Most people understand that insurance policies are drafted by insurance companies. There is little to no negotiation of terms between a potential policyholder and the insurance company, so if language is ambiguous it is construed against the drafter—the insurance company. Below you will find details about a recent case out of the Western District of Missouri written by an esteemed panel of Judges. It is also a good refresher from elementary school –when a teacher asks you to define a word, you should not then use that word in the definition. American Family forgot this and it is an expensive lesson to learn.

In Wilson v. American Family Mutual Insurance Company,1 plaintiffs purchased a unique farm house built in the late 1800’s.
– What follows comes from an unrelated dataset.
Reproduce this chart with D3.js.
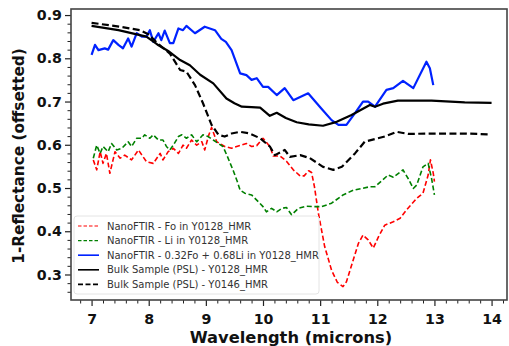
<!DOCTYPE html>
<html>
<head>
<meta charset="utf-8">
<script src="https://cdn.jsdelivr.net/npm/d3@7"></script>
<style>
  body { margin: 0; background: #fff; }
  text { font-family: "DejaVu Sans", sans-serif; }
</style>
</head>
<body>
<div id="chart"></div>
<script>
// data: [wavelength (microns), 1-reflectance]
const foData = [[7.03,.565],[7.09,.542],[7.15,.584],[7.2,.557],[7.26,.58],[7.32,.534],[7.41,.584],[7.5,.569],[7.58,.576],[7.7,.565],[7.82,.588],[7.96,.561],[8.08,.557],[8.2,.58],[8.25,.565],[8.34,.584],[8.43,.592],[8.52,.58],[8.6,.599],[8.66,.592],[8.75,.611],[8.84,.599],[8.93,.607],[8.98,.588],[9.05,.622],[9.1,.640],[9.19,.607],[9.33,.596],[9.45,.592],[9.54,.596],[9.71,.603],[9.8,.596],[9.89,.598],[10.0,.615],[10.12,.596],[10.18,.574],[10.3,.574],[10.41,.562],[10.53,.542],[10.65,.528],[10.72,.528],[10.8,.540],[10.85,.536],[10.9,.503],[10.97,.441],[11.08,.364],[11.2,.31],[11.3,.282],[11.4,.272],[11.46,.283],[11.58,.334],[11.67,.372],[11.75,.391],[11.84,.38],[11.93,.361],[12.02,.387],[12.13,.414],[12.28,.422],[12.4,.43],[12.51,.449],[12.69,.476],[12.8,.488],[12.89,.53],[12.93,.565],[12.98,.534],[13.0,.515]];

const liData = [[7.03,.569],[7.09,.599],[7.15,.58],[7.2,.596],[7.29,.584],[7.35,.603],[7.44,.588],[7.53,.592],[7.64,.607],[7.7,.596],[7.79,.615],[7.88,.615],[7.93,.623],[8.02,.615],[8.08,.623],[8.17,.611],[8.25,.611],[8.31,.596],[8.37,.588],[8.43,.599],[8.52,.619],[8.58,.623],[8.66,.615],[8.75,.623],[8.84,.607],[8.95,.623],[9.04,.619],[9.13,.611],[9.22,.603],[9.3,.596],[9.38,.572],[9.48,.54],[9.55,.515],[9.6,.495],[9.68,.488],[9.8,.484],[9.92,.468],[10.0,.457],[10.06,.445],[10.15,.453],[10.24,.445],[10.33,.453],[10.41,.455],[10.5,.438],[10.62,.453],[10.76,.458],[10.88,.457],[11.03,.457],[11.2,.465],[11.4,.484],[11.58,.495],[11.73,.499],[11.87,.503],[11.96,.503],[12.19,.53],[12.28,.525],[12.45,.542],[12.54,.522],[12.63,.499],[12.69,.507],[12.8,.549],[12.89,.557],[12.95,.522],[13.0,.484]];

const mixData = [[7.0,.808],[7.06,.831],[7.12,.819],[7.23,.823],[7.29,.820],[7.38,.842],[7.47,.831],[7.55,.823],[7.64,.846],[7.7,.827],[7.79,.858],[7.88,.850],[7.96,.850],[8.02,.865],[8.08,.838],[8.17,.858],[8.22,.842],[8.28,.864],[8.37,.835],[8.43,.835],[8.52,.869],[8.6,.865],[8.66,.875],[8.81,.858],[8.98,.873],[9.16,.865],[9.27,.845],[9.35,.838],[9.45,.819],[9.6,.765],[9.71,.761],[9.8,.750],[9.89,.754],[10.0,.734],[10.09,.734],[10.24,.715],[10.38,.731],[10.53,.703],[10.79,.719],[11.02,.684],[11.2,.657],[11.32,.646],[11.46,.646],[11.61,.673],[11.75,.700],[11.84,.700],[11.96,.688],[12.16,.727],[12.28,.731],[12.45,.748],[12.63,.731],[12.86,.792],[12.92,.777],[12.98,.738]];

const bulk128Data = [[7.0,.875],[7.47,.865],[7.96,.850],[8.15,.832],[8.34,.817],[8.55,.796],[8.72,.784],[8.9,.762],[9.13,.742],[9.36,.707],[9.5,.696],[9.63,.688],[9.8,.687],[9.95,.686],[10.12,.667],[10.24,.674],[10.4,.662],[10.59,.652],[10.8,.647],[11.05,.644],[11.29,.653],[11.55,.669],[11.87,.692],[11.96,.688],[12.1,.695],[12.36,.702],[12.95,.702],[13.53,.698],[14.0,.697]];

const bulk146Data = [[7.0,.882],[7.5,.873],[7.85,.865],[8.0,.855],[8.15,.835],[8.37,.811],[8.55,.773],[8.66,.769],[8.81,.738],[8.95,.696],[9.1,.646],[9.22,.623],[9.33,.619],[9.45,.626],[9.6,.630],[9.77,.626],[9.95,.615],[10.12,.596],[10.21,.576],[10.38,.588],[10.47,.572],[10.65,.576],[10.82,.569],[11.05,.549],[11.23,.542],[11.38,.549],[11.61,.580],[11.78,.607],[12.13,.619],[12.34,.630],[12.54,.625],[12.95,.626],[13.53,.626],[13.97,.624]];

const xTicks = [7, 8, 9, 10, 11, 12, 13, 14];
const yTicks = [0.3, 0.4, 0.5, 0.6, 0.7, 0.8, 0.9];

const series = [
  { label: "NanoFTIR - Fo in Y0128_HMR", data: foData, color: "#ff0000", width: 1.6, dash: "5,2.6" },
  { label: "NanoFTIR - Li in Y0128_HMR", data: liData, color: "#008000", width: 1.6, dash: "5,2.6" },
  { label: "NanoFTIR - 0.32Fo + 0.68Li in Y0128_HMR", data: mixData, color: "#0022ff", width: 2.2, dash: null },
  { label: "Bulk Sample (PSL) - Y0128_HMR", data: bulk128Data, color: "#000", width: 2.2, dash: null },
  { label: "Bulk Sample (PSL) - Y0146_HMR", data: bulk146Data, color: "#000", width: 2.2, dash: "7,3.4" }
];

const W = 509, H = 346;
const mLeft = 71, mRight = 507, mTop = 9, mBottom = 300;

const svg = d3.select("#chart").append("svg")
  .attr("width", W).attr("height", H);

const x = d3.scaleLinear().domain([6.64, 14.27]).range([mLeft, mRight]);
const y = d3.scaleLinear().domain([0.241, 0.914]).range([mBottom, mTop]);

// minor ticks first, majors on top
const xMinor = d3.range(6.8, 14.21, 0.2).filter(v => Math.abs(v - Math.round(v)) > 0.01);
const yMinor = d3.range(0.26, 0.911, 0.02).filter(v => Math.abs(v * 10 - Math.round(v * 10)) > 0.01);

svg.append("g").attr("transform", `translate(0,${mBottom})`)
  .call(d3.axisBottom(x).tickValues(xMinor).tickSize(3.5).tickFormat(""))
  .call(g => g.select(".domain").remove());
svg.append("g").attr("transform", `translate(${mLeft},0)`)
  .call(d3.axisLeft(y).tickValues(yMinor).tickSize(3.5).tickFormat(""))
  .call(g => g.select(".domain").remove());

const xAxis = svg.append("g").attr("transform", `translate(0,${mBottom})`)
  .call(d3.axisBottom(x).tickValues(xTicks).tickSize(6).tickPadding(8).tickFormat(d3.format("d")));
const yAxis = svg.append("g").attr("transform", `translate(${mLeft},0)`)
  .call(d3.axisLeft(y).tickValues(yTicks).tickSize(6).tickPadding(3).tickFormat(d3.format(".1f")));

[xAxis, yAxis].forEach(g => {
  g.select(".domain").remove();
  g.selectAll("text").attr("font-family", "DejaVu Sans").attr("font-weight", "bold")
    .attr("font-size", 14.2).attr("fill", "#111");
  g.selectAll("line").attr("stroke-width", 1.2);
});
svg.selectAll(".tick line").attr("stroke", "#222");

// lines, clipped to plot box
svg.append("clipPath").attr("id", "clip")
  .append("rect").attr("x", mLeft).attr("y", mTop).attr("width", mRight - mLeft).attr("height", mBottom - mTop);

const line = d3.line().x(d => x(d[0])).y(d => y(d[1])).curve(d3.curveLinear);

const plot = svg.append("g").attr("clip-path", "url(#clip)");
series.forEach(s => {
  plot.append("path").datum(s.data)
    .attr("d", line)
    .attr("fill", "none")
    .attr("stroke", s.color)
    .attr("stroke-width", s.width)
    .attr("stroke-linejoin", "round")
    .attr("stroke-dasharray", s.dash);
});

// frame
svg.append("rect")
  .attr("x", mLeft).attr("y", mTop).attr("width", mRight - mLeft).attr("height", mBottom - mTop)
  .attr("fill", "none").attr("stroke", "#444").attr("stroke-width", 1.6);

// legend
const legend = svg.append("g").attr("transform", "translate(74,216)");
legend.append("rect")
  .attr("x", 0).attr("y", 0).attr("width", 245).attr("height", 78).attr("rx", 3)
  .attr("fill", "#fff").attr("fill-opacity", 0.8)
  .attr("stroke", "#e4e4e4").attr("stroke-width", 1);

series.forEach((s, i) => {
  const cy = 10 + i * 14.6;
  legend.append("line")
    .attr("x1", 4).attr("x2", 25).attr("y1", cy).attr("y2", cy)
    .attr("stroke", s.color).attr("stroke-width", s.width * 0.75)
    .attr("stroke-dasharray", s.dash ? (s.width < 2 ? "3.5,2" : "5,2.5") : null);
  legend.append("text")
    .attr("x", 33).attr("y", cy).attr("dy", "0.35em")
    .attr("font-size", 10).attr("fill", "#333")
    .text(s.label);
});

// axis titles
svg.append("text")
  .attr("x", 291).attr("y", 343)
  .attr("text-anchor", "middle")
  .attr("font-size", 16.3).attr("font-weight", "bold").attr("fill", "#111")
  .text("Wavelength (microns)");

svg.append("text")
  .attr("transform", "translate(19,156) rotate(-90)")
  .attr("text-anchor", "middle").attr("dy", "0.35em")
  .attr("font-size", 15.3).attr("font-weight", "bold").attr("fill", "#111")
  .text("1-Reflectance (offsetted)");
</script>
</body>
</html>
After meeting with a friend who was an insurance agent, plaintiffs obtained a “Gold Star” 100% Replacement Cost policy from American Family. The friend/agent input information into the Xactware program and found the cost to replace the home with ‘like materials and built with like quality’ was $419,000. The policy was issued and premium was collected for eight years. However, a fire then destroyed plaintiffs’ home and all of its contents. Prior to receiving any bids, the insurance company tendered payments. The friend/agent asked a local builder to meet with plaintiffs. The builder found that the cost to replace the home was over $650,000, excluding demolition. Plaintiffs sent back the initial checks to the adjuster because they were insufficient to rebuild the home. The adjuster noted in his file he wanted to get a second estimate and continued to negotiate with plaintiffs. Two months later, he reissued the checks with an “unable-to-reform-policy letter.”
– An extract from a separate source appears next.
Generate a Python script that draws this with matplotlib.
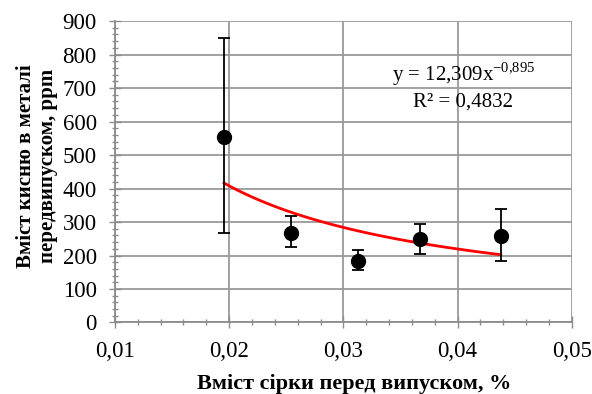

A year after the fire, the insurance company sent a letter to plaintiffs informing them they had not complied with the policy condition of rebuilding the home within one year of the occurrence date, that they were not longer going to get ALE and that they would not receive the additional coverage of 20% if the RCV was higher than the policy limit. Plaintiffs filed suit. A jury found for the insurance company on negligent misrepresentation and for the plaintiffs on breach of contract. An appeal followed.

Plaintiffs claim that the insurance policy was ambiguous whether the replacement cost due was the “limit” on the declarations page, the insurance company’s estimate after the fire, 120% of the two figures, or the actual replacement cost of the home.

The court looked to the definitions of “limit” and “replacement cost.” In the policy, “limit” was defined as “the limit of liability or amount of insurance that applies for the coverage.” Since the policy used the word in the definition, the court found it very unhelpful. Replacement cost was not defined so the court consulted the dictionary and found it to mean “the current cost of replacing a fixed asset with a new one of equal effectiveness.”2

The court found that the insurance company used “limit” and “replacement cost” as synonyms creating two constructions and found the language to be ambiguous. The court found that the policy granted coverage in one section and took it away in another. The court construed the ambiguous policy language against the insurance company and instructed the jury they were to pay the total current cost to replace plaintiffs home with like kind and quality materials. The jury then could have determined the actual replacement cost and the appropriate amount of actual living expenses to be paid during the construction. The case was remanded.

1 Wilson v. American Family Mut. Ins. Co., 2015 WL2405299 (Mo. Ct. App. WD May 19, 2015).
2 Webster’s New Third Int’l Dictionary of the English Language Unabridged 1925 n.(1993).